- Task:
Leave out the pictures and set down exactly the lines from the start of the listing through the one with "Values read off", both included.

- Material:
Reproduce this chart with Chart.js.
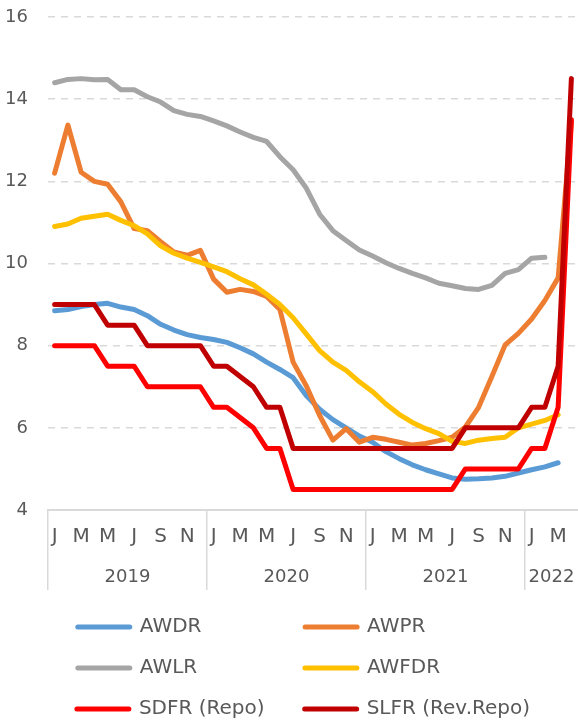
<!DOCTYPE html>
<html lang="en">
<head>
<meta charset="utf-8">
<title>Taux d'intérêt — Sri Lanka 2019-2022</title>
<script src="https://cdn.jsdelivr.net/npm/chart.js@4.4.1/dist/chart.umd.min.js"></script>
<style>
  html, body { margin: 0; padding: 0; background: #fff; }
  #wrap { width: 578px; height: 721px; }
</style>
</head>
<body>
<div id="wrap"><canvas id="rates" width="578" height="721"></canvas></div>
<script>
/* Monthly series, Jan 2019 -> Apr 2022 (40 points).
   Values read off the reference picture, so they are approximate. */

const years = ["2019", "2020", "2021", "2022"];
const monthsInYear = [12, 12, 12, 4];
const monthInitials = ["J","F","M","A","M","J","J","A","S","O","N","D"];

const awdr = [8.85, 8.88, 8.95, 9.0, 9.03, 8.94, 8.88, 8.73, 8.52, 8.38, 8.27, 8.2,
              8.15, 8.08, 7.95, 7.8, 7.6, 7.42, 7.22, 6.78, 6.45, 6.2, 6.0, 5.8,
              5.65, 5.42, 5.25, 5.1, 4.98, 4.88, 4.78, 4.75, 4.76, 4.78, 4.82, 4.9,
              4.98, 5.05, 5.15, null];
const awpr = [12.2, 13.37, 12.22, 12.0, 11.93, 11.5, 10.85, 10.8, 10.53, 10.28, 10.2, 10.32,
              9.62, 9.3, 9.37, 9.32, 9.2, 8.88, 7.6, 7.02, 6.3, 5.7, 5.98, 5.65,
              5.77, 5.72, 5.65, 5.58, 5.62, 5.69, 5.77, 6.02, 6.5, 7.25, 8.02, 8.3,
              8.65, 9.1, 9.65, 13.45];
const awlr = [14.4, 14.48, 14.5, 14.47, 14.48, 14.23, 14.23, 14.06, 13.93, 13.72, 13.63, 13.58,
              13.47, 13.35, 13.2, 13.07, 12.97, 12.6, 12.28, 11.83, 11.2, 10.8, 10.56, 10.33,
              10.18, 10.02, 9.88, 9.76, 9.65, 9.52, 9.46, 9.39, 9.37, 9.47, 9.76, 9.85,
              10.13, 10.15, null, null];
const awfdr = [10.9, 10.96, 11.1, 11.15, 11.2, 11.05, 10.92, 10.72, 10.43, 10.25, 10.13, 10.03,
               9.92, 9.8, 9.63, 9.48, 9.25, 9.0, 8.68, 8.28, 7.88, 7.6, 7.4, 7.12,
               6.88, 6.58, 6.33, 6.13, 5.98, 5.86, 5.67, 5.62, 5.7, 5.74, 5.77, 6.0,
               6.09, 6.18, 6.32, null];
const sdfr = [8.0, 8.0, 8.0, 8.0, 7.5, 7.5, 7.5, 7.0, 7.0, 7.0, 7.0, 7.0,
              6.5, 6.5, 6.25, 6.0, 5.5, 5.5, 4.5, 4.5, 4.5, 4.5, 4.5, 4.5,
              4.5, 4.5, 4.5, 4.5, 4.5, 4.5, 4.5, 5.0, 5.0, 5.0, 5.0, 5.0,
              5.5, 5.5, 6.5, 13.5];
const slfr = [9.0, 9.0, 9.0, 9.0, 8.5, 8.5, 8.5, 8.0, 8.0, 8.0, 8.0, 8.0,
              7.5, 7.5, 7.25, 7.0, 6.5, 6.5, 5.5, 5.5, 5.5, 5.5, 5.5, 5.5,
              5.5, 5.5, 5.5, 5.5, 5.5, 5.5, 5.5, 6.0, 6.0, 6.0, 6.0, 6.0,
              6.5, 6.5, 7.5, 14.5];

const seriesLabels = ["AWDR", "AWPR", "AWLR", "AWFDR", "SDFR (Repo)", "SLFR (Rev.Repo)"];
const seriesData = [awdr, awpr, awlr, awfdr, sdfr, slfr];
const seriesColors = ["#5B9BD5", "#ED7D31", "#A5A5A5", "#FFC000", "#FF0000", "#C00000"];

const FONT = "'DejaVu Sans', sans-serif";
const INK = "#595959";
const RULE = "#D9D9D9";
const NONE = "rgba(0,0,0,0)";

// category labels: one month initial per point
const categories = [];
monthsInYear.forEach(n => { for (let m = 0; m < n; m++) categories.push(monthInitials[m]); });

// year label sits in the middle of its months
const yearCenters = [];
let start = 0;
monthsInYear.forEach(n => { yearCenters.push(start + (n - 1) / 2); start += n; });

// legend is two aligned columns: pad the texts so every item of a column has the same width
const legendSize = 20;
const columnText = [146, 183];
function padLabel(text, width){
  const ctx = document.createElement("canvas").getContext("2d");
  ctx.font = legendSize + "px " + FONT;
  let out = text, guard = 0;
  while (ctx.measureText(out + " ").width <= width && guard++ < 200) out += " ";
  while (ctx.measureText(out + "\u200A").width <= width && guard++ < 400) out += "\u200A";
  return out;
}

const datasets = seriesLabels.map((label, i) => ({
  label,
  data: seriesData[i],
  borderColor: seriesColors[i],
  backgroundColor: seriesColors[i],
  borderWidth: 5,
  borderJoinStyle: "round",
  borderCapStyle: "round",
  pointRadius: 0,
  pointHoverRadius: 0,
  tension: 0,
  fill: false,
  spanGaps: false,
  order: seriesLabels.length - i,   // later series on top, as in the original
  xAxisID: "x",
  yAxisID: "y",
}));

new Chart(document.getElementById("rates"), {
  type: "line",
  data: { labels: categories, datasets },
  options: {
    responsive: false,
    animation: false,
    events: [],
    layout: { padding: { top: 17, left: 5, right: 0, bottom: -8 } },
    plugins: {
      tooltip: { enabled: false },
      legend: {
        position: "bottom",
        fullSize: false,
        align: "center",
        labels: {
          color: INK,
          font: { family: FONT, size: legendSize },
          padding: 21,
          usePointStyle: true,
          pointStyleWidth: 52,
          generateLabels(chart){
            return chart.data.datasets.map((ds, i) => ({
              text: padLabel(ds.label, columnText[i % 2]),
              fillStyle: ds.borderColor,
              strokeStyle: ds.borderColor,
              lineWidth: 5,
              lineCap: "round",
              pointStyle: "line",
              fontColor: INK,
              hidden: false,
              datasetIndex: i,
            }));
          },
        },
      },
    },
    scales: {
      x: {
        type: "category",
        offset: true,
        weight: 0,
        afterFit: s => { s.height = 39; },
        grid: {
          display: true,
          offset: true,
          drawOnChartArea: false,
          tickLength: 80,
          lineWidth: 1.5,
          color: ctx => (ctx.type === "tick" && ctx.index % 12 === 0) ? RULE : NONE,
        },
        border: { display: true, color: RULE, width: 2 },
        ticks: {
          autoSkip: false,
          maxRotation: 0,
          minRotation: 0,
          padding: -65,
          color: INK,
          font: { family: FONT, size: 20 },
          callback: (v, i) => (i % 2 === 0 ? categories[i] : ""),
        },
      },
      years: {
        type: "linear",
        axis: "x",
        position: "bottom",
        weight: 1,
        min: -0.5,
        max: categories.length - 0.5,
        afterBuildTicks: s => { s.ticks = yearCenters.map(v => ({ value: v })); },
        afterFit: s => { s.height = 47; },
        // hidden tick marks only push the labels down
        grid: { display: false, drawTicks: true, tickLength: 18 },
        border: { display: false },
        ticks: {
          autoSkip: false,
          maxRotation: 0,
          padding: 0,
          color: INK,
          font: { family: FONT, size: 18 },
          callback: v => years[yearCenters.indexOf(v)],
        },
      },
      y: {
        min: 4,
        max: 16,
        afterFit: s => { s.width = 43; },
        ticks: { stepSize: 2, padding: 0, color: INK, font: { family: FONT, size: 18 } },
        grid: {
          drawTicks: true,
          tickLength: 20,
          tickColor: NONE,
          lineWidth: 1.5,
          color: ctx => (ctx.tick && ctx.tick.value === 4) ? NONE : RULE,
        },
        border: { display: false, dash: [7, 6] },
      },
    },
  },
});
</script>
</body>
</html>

- Expected output:
Reproduce this chart with Chart.js.
<!DOCTYPE html>
<html lang="en">
<head>
<meta charset="utf-8">
<title>Taux d'intérêt — Sri Lanka 2019-2022</title>
<script src="https://cdn.jsdelivr.net/npm/chart.js@4.4.1/dist/chart.umd.min.js"></script>
<style>
  html, body { margin: 0; padding: 0; background: #fff; }
  #wrap { width: 578px; height: 721px; }
</style>
</head>
<body>
<div id="wrap"><canvas id="rates" width="578" height="721"></canvas></div>
<script>
/* Monthly series, Jan 2019 -> Apr 2022 (40 points).
   Values read off the reference picture, so they are approximate. */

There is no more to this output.